» Description of the task
Without the pictures, output the lines of the material from the very first through the one that holds "const colors = ['#4F81BD', '#C0504D', '#9BBB59'];".

━━ Exercise materials ━━

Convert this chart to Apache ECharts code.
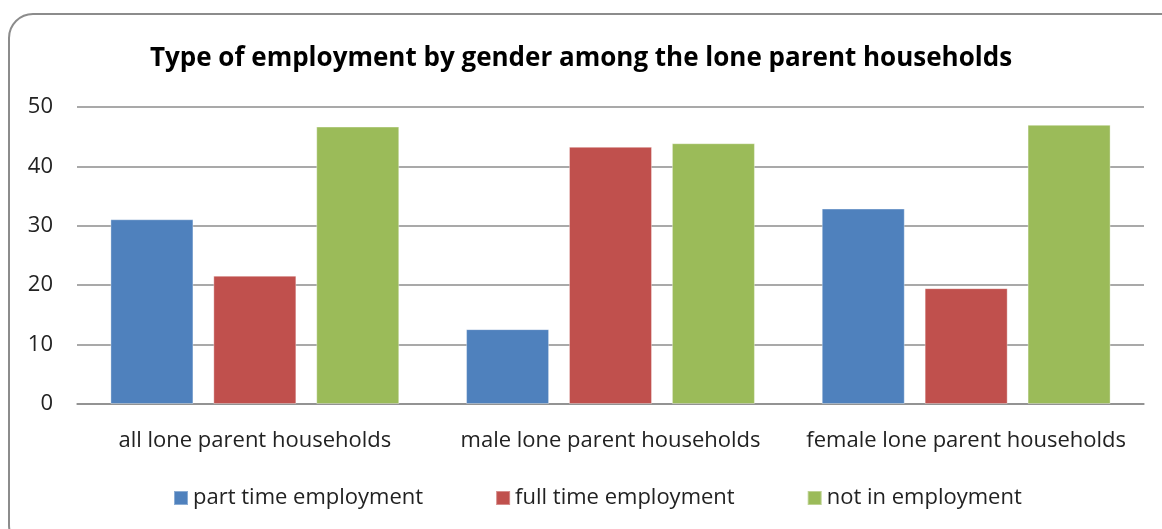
<!DOCTYPE html>
<html>
<head>
<meta charset="utf-8">
<script src="https://cdn.jsdelivr.net/npm/echarts@6/dist/echarts.min.js"></script>
<style>html,body{margin:0;padding:0;background:#fff;}#c{width:1162px;height:529px;}</style>
</head>
<body>
<div id="c"></div>
<script>
const categories = ['all lone parent households', 'male lone parent households', 'female lone parent households'];
const seriesNames = ['part time employment', 'full time employment', 'not in employment'];
const partTime = [31.1, 12.6, 32.9];
const fullTime = [21.6, 43.3, 19.5];
const notEmployed = [46.7, 43.9, 47.0];
const yTicks = [0, 10, 20, 30, 40, 50];
const colors = ['#4F81BD', '#C0504D', '#9BBB59'];

const chart = echarts.init(document.getElementById('c'), null, {renderer: 'canvas'});
const font = '"Open Sans", sans-serif';
const values = [partTime, fullTime, notEmployed];
chart.setOption({
  animation: false,
  backgroundColor: '#fff',
  title: {
    text: 'Type of employment by gender among the lone parent households',
    left: 'center',
    top: 41,
    textStyle: {fontFamily: font, fontWeight: 'bold', fontSize: 26, color: '#000'}
  },
  graphic: [{
    type: 'rect',
    shape: {x: 9, y: 14, width: 1185, height: 535, r: 24},
    style: {fill: 'none', stroke: '#8c8c8c', lineWidth: 2},
    silent: true,
    z: -1
  }],
  legend: {
    data: seriesNames,
    top: 482,
    left: 168,
    padding: [5, 5, 5, 5],
    itemWidth: 14,
    itemHeight: 14,
    itemGap: 72,
    icon: 'rect',
    textStyle: {fontFamily: font, fontSize: 22, color: '#222'}
  },
  grid: {left: 77, right: 18, top: 107, height: 297, containLabel: false},
  xAxis: {
    type: 'category',
    data: categories,
    axisTick: {show: false},
    axisLine: {lineStyle: {color: '#8c8c8c', width: 1.5}},
    axisLabel: {fontFamily: font, fontSize: 22, color: '#222', margin: 26, interval: 0, hideOverlap: false}
  },
  yAxis: {
    type: 'value',
    min: yTicks[0],
    max: yTicks[yTicks.length - 1],
    interval: 10,
    axisLine: {show: false},
    axisTick: {show: false},
    splitLine: {lineStyle: {color: '#8c8c8c', width: 1.5}},
    axisLabel: {fontFamily: font, fontSize: 22, color: '#222', margin: 24}
  },
  series: seriesNames.map((n, i) => ({
    name: n,
    type: 'bar',
    data: values[i],
    barWidth: 83,
    barGap: '24%',
    itemStyle: {color: colors[i], borderColor: 'rgba(255,255,255,0.35)', borderWidth: 1}
  }))
});
</script>
</body>
</html>
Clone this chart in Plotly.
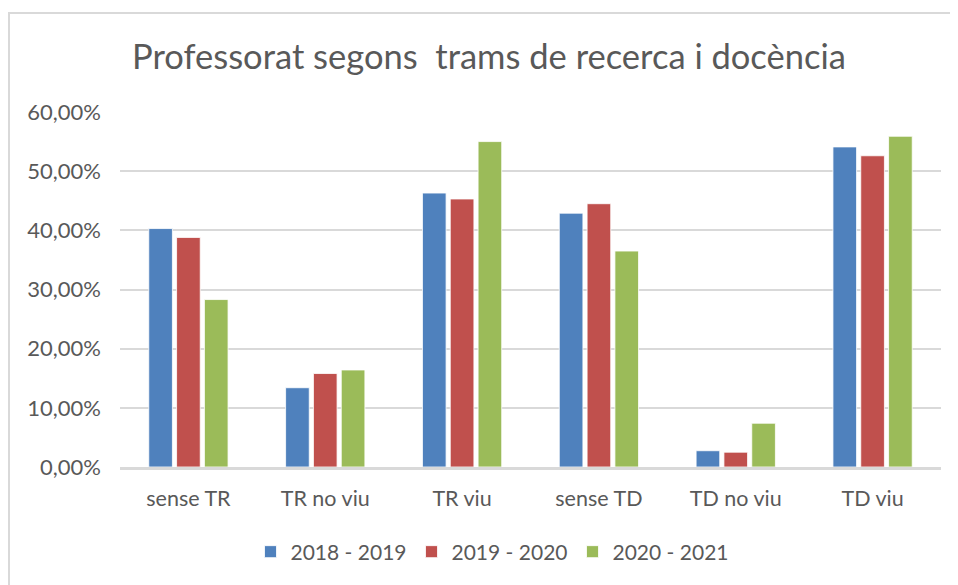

━━━

» Written response
Convert this chart to Apache ECharts code.
<!DOCTYPE html>
<html>
<head>
<meta charset="utf-8">
<script src="https://cdn.jsdelivr.net/npm/echarts@6/dist/echarts.min.js"></script>
<style>html,body{margin:0;padding:0;background:#fff;}#c{width:1162px;height:529px;}</style>
</head>
<body>
<div id="c"></div>
<script>
const categories = ['all lone parent households', 'male lone parent households', 'female lone parent households'];
const seriesNames = ['part time employment', 'full time employment', 'not in employment'];
const partTime = [31.1, 12.6, 32.9];
const fullTime = [21.6, 43.3, 19.5];
const notEmployed = [46.7, 43.9, 47.0];
const yTicks = [0, 10, 20, 30, 40, 50];
const colors = ['#4F81BD', '#C0504D', '#9BBB59'];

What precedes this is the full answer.